* TASK *
Set all the material down again unchanged, without the pictures.

* RECORDED DATA *
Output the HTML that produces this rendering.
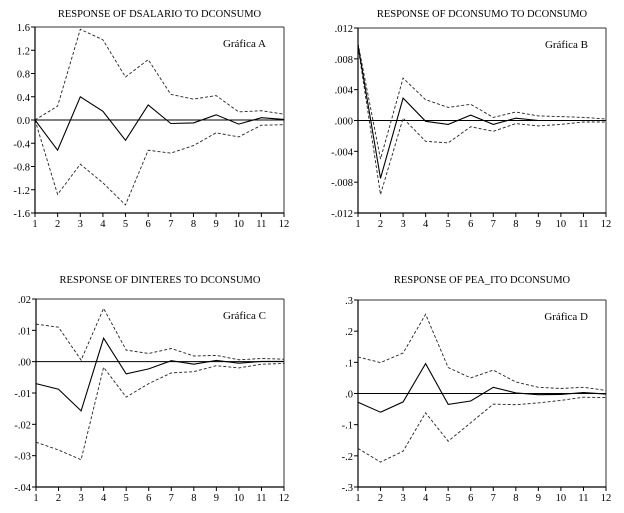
<!DOCTYPE html>
<html><head><meta charset="utf-8">
<style>
html,body{margin:0;padding:0;background:#fff;}
svg{display:block;font-family:"Liberation Serif",serif;}
</style></head>
<body>
<svg id="chart" width="624" height="513" viewBox="0 0 624 513"></svg>
<script>
const periods = [1,2,3,4,5,6,7,8,9,10,11,12];
const aSolid = [0,-0.52,0.40,0.15,-0.35,0.26,-0.06,-0.05,0.09,-0.07,0.04,0.01];
const aUpper = [0,0.24,1.56,1.38,0.74,1.04,0.44,0.36,0.42,0.14,0.16,0.10];
const aLower = [0,-1.28,-0.76,-1.08,-1.46,-0.52,-0.57,-0.44,-0.22,-0.29,-0.09,-0.08];
const aTicks = ["1.6","1.2","0.8","0.4","0.0","-0.4","-0.8","-1.2","-1.6"];
const bSolid = [0.0098,-0.0075,0.0029,-0.0001,-0.0005,0.0007,-0.0005,0.0003,0,0,0,0];
const bUpper = [0.0100,-0.0050,0.0055,0.0027,0.0017,0.0021,0.0004,0.0011,0.0006,0.0005,0.0004,0.0002];
const bLower = [0.0096,-0.0096,0.0003,-0.0027,-0.0029,-0.0008,-0.0014,-0.0004,-0.0007,-0.0005,-0.0002,-0.0002];
const bTicks = [".012",".008",".004",".000","-.004","-.008","-.012"];
const cSolid = [-0.007,-0.0088,-0.0157,0.0075,-0.0039,-0.0023,0.0003,-0.0008,0.0004,-0.0005,0.0001,0.0001];
const cUpper = [0.012,0.011,0.0005,0.017,0.0037,0.0026,0.0042,0.0018,0.0020,0.0006,0.0010,0.0008];
const cLower = [-0.0257,-0.0282,-0.0313,-0.0018,-0.0113,-0.0070,-0.0036,-0.0032,-0.0013,-0.0020,-0.0008,-0.0006];
const cTicks = [".02",".01",".00","-.01","-.02","-.03","-.04"];
const dSolid = [-0.028,-0.060,-0.027,0.096,-0.035,-0.024,0.020,0.002,-0.004,-0.003,0.003,-0.002];
const dUpper = [0.117,0.099,0.13,0.254,0.083,0.050,0.075,0.037,0.020,0.016,0.020,0.010];
const dLower = [-0.176,-0.220,-0.185,-0.062,-0.153,-0.094,-0.034,-0.036,-0.030,-0.022,-0.012,-0.013];
const dTicks = [".3",".2",".1",".0","-.1","-.2","-.3"];

const svg = document.getElementById('chart');
const NS = 'http://www.w3.org/2000/svg';
function mk(tag, attrs, parent){
  const e = document.createElementNS(NS, tag);
  for (const k in attrs) e.setAttribute(k, attrs[k]);
  parent.appendChild(e); return e;
}
function panel(cfg){
  const g = mk('g', {}, svg);
  
  
  const {x0,x1,y0,y1,min,max} = cfg;
  const xs = p => x0 + (p-1)/(periods.length-1)*(x1-x0);
  const ys = v => y1 - (v-min)/(max-min)*(y1-y0);
  const t = mk('text', {x:(x0+x1)/2, y:cfg.ty, 'text-anchor':'middle', 'font-size':'10.5'}, g);
  t.textContent = cfg.title;
  
  
  const lab = mk('text', {x:x1-18, y:y0+20, 'text-anchor':'end', 'font-size':'11'}, g);
  lab.textContent = cfg.label;
  
  
  // ticks
  cfg.ticks.forEach(s => {
    const v = parseFloat(s), y = ys(v);
    mk('line', {x1:x0-4, x2:x0, y1:y, y2:y, stroke:'#000', 'stroke-width':1}, g);
    const tl = mk('text', {x:x0-5, y:y+4, 'text-anchor':'end', 'font-size':'10.5'}, g);
    tl.textContent = s;
    
    
  });
  periods.forEach(p => {
    const x = xs(p);
    mk('line', {x1:x, x2:x, y1:y1, y2:y1+4, stroke:'#000', 'stroke-width':1}, g);
    const tl = mk('text', {x:x, y:y1+14, 'text-anchor':'middle', 'font-size':'10.5'}, g);
    tl.textContent = String(p);
    
    
  });
  // frame
  mk('line', {x1:x0, x2:x1, y1:y0, y2:y0, stroke:'#999', 'stroke-width':2}, g);
  mk('line', {x1:x1, x2:x1, y1:y0, y2:y1, stroke:'#333', 'stroke-width':1}, g);
  mk('line', {x1:x0, x2:x0, y1:y0, y2:y1, stroke:'#000', 'stroke-width':1.2}, g);
  mk('line', {x1:x0, x2:x1, y1:y1, y2:y1, stroke:'#000', 'stroke-width':1.2}, g);
  const zl = mk('line', {x1:x0, x2:x1, y1:ys(0), y2:ys(0), stroke:'#000', 'stroke-width':1}, g);
  
  
  const path = arr => arr.map((v,i)=>(i?'L':'M')+xs(periods[i]).toFixed(1)+','+ys(v).toFixed(1)).join('');
  const up = mk('path', {d:path(cfg.upper), fill:'none', stroke:'#222', 'stroke-width':0.9, 'stroke-dasharray':'3,2'}, g);
  
  
  const lo = mk('path', {d:path(cfg.lower), fill:'none', stroke:'#222', 'stroke-width':0.9, 'stroke-dasharray':'3,2'}, g);
  
  
  const so = mk('path', {d:path(cfg.solid), fill:'none', stroke:'#000', 'stroke-width':1.1}, g);
  
  
}
panel({id:'panel-a', title:'RESPONSE OF DSALARIO TO DCONSUMO', label:'Gráfica A', ty:17,
  x0:35, x1:284, y0:27, y1:213, min:-1.6, max:1.6, ticks:aTicks, solid:aSolid, upper:aUpper, lower:aLower});
panel({id:'panel-b', title:'RESPONSE OF DCONSUMO TO DCONSUMO', label:'Gráfica B', ty:17,
  x0:358, x1:606, y0:28, y1:213, min:-0.012, max:0.012, ticks:bTicks, solid:bSolid, upper:bUpper, lower:bLower});
panel({id:'panel-c', title:'RESPONSE OF DINTERES TO DCONSUMO', label:'Gráfica C', ty:283,
  x0:36, x1:284, y0:299, y1:487, min:-0.04, max:0.02, ticks:cTicks, solid:cSolid, upper:cUpper, lower:cLower});
panel({id:'panel-d', title:'RESPONSE OF PEA_ITO DCONSUMO', label:'Gráfica D', ty:283,
  x0:358, x1:606, y0:300, y1:487, min:-0.3, max:0.3, ticks:dTicks, solid:dSolid, upper:dUpper, lower:dLower});
</script>
</body></html>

* SOLVED EXERCISE *
Output the HTML that produces this rendering.
<!DOCTYPE html>
<html><head><meta charset="utf-8">
<style>
html,body{margin:0;padding:0;background:#fff;}
svg{display:block;font-family:"Liberation Serif",serif;}
</style></head>
<body>
<svg id="chart" width="624" height="513" viewBox="0 0 624 513"></svg>
<script>
const periods = [1,2,3,4,5,6,7,8,9,10,11,12];
const aSolid = [0,-0.52,0.40,0.15,-0.35,0.26,-0.06,-0.05,0.09,-0.07,0.04,0.01];
const aUpper = [0,0.24,1.56,1.38,0.74,1.04,0.44,0.36,0.42,0.14,0.16,0.10];
const aLower = [0,-1.28,-0.76,-1.08,-1.46,-0.52,-0.57,-0.44,-0.22,-0.29,-0.09,-0.08];
const aTicks = ["1.6","1.2","0.8","0.4","0.0","-0.4","-0.8","-1.2","-1.6"];
const bSolid = [0.0098,-0.0075,0.0029,-0.0001,-0.0005,0.0007,-0.0005,0.0003,0,0,0,0];
const bUpper = [0.0100,-0.0050,0.0055,0.0027,0.0017,0.0021,0.0004,0.0011,0.0006,0.0005,0.0004,0.0002];
const bLower = [0.0096,-0.0096,0.0003,-0.0027,-0.0029,-0.0008,-0.0014,-0.0004,-0.0007,-0.0005,-0.0002,-0.0002];
const bTicks = [".012",".008",".004",".000","-.004","-.008","-.012"];
const cSolid = [-0.007,-0.0088,-0.0157,0.0075,-0.0039,-0.0023,0.0003,-0.0008,0.0004,-0.0005,0.0001,0.0001];
const cUpper = [0.012,0.011,0.0005,0.017,0.0037,0.0026,0.0042,0.0018,0.0020,0.0006,0.0010,0.0008];
const cLower = [-0.0257,-0.0282,-0.0313,-0.0018,-0.0113,-0.0070,-0.0036,-0.0032,-0.0013,-0.0020,-0.0008,-0.0006];
const cTicks = [".02",".01",".00","-.01","-.02","-.03","-.04"];
const dSolid = [-0.028,-0.060,-0.027,0.096,-0.035,-0.024,0.020,0.002,-0.004,-0.003,0.003,-0.002];
const dUpper = [0.117,0.099,0.13,0.254,0.083,0.050,0.075,0.037,0.020,0.016,0.020,0.010];
const dLower = [-0.176,-0.220,-0.185,-0.062,-0.153,-0.094,-0.034,-0.036,-0.030,-0.022,-0.012,-0.013];
const dTicks = [".3",".2",".1",".0","-.1","-.2","-.3"];

const svg = document.getElementById('chart');
const NS = 'http://www.w3.org/2000/svg';
function mk(tag, attrs, parent){
  const e = document.createElementNS(NS, tag);
  for (const k in attrs) e.setAttribute(k, attrs[k]);
  parent.appendChild(e); return e;
}
function panel(cfg){
  const g = mk('g', {}, svg);
  
  
  const {x0,x1,y0,y1,min,max} = cfg;
  const xs = p => x0 + (p-1)/(periods.length-1)*(x1-x0);
  const ys = v => y1 - (v-min)/(max-min)*(y1-y0);
  const t = mk('text', {x:(x0+x1)/2, y:cfg.ty, 'text-anchor':'middle', 'font-size':'10.5'}, g);
  t.textContent = cfg.title;
  
  
  const lab = mk('text', {x:x1-18, y:y0+20, 'text-anchor':'end', 'font-size':'11'}, g);
  lab.textContent = cfg.label;
  
  
  // ticks
  cfg.ticks.forEach(s => {
    const v = parseFloat(s), y = ys(v);
    mk('line', {x1:x0-4, x2:x0, y1:y, y2:y, stroke:'#000', 'stroke-width':1}, g);
    const tl = mk('text', {x:x0-5, y:y+4, 'text-anchor':'end', 'font-size':'10.5'}, g);
    tl.textContent = s;
    
    
  });
  periods.forEach(p => {
    const x = xs(p);
    mk('line', {x1:x, x2:x, y1:y1, y2:y1+4, stroke:'#000', 'stroke-width':1}, g);
    const tl = mk('text', {x:x, y:y1+14, 'text-anchor':'middle', 'font-size':'10.5'}, g);
    tl.textContent = String(p);
    
    
  });
  // frame
  mk('line', {x1:x0, x2:x1, y1:y0, y2:y0, stroke:'#999', 'stroke-width':2}, g);
  mk('line', {x1:x1, x2:x1, y1:y0, y2:y1, stroke:'#333', 'stroke-width':1}, g);
  mk('line', {x1:x0, x2:x0, y1:y0, y2:y1, stroke:'#000', 'stroke-width':1.2}, g);
  mk('line', {x1:x0, x2:x1, y1:y1, y2:y1, stroke:'#000', 'stroke-width':1.2}, g);
  const zl = mk('line', {x1:x0, x2:x1, y1:ys(0), y2:ys(0), stroke:'#000', 'stroke-width':1}, g);
  
  
  const path = arr => arr.map((v,i)=>(i?'L':'M')+xs(periods[i]).toFixed(1)+','+ys(v).toFixed(1)).join('');
  const up = mk('path', {d:path(cfg.upper), fill:'none', stroke:'#222', 'stroke-width':0.9, 'stroke-dasharray':'3,2'}, g);
  
  
  const lo = mk('path', {d:path(cfg.lower), fill:'none', stroke:'#222', 'stroke-width':0.9, 'stroke-dasharray':'3,2'}, g);
  
  
  const so = mk('path', {d:path(cfg.solid), fill:'none', stroke:'#000', 'stroke-width':1.1}, g);
  
  
}
panel({id:'panel-a', title:'RESPONSE OF DSALARIO TO DCONSUMO', label:'Gráfica A', ty:17,
  x0:35, x1:284, y0:27, y1:213, min:-1.6, max:1.6, ticks:aTicks, solid:aSolid, upper:aUpper, lower:aLower});
panel({id:'panel-b', title:'RESPONSE OF DCONSUMO TO DCONSUMO', label:'Gráfica B', ty:17,
  x0:358, x1:606, y0:28, y1:213, min:-0.012, max:0.012, ticks:bTicks, solid:bSolid, upper:bUpper, lower:bLower});
panel({id:'panel-c', title:'RESPONSE OF DINTERES TO DCONSUMO', label:'Gráfica C', ty:283,
  x0:36, x1:284, y0:299, y1:487, min:-0.04, max:0.02, ticks:cTicks, solid:cSolid, upper:cUpper, lower:cLower});
panel({id:'panel-d', title:'RESPONSE OF PEA_ITO DCONSUMO', label:'Gráfica D', ty:283,
  x0:358, x1:606, y0:300, y1:487, min:-0.3, max:0.3, ticks:dTicks, solid:dSolid, upper:dUpper, lower:dLower});
</script>
</body></html>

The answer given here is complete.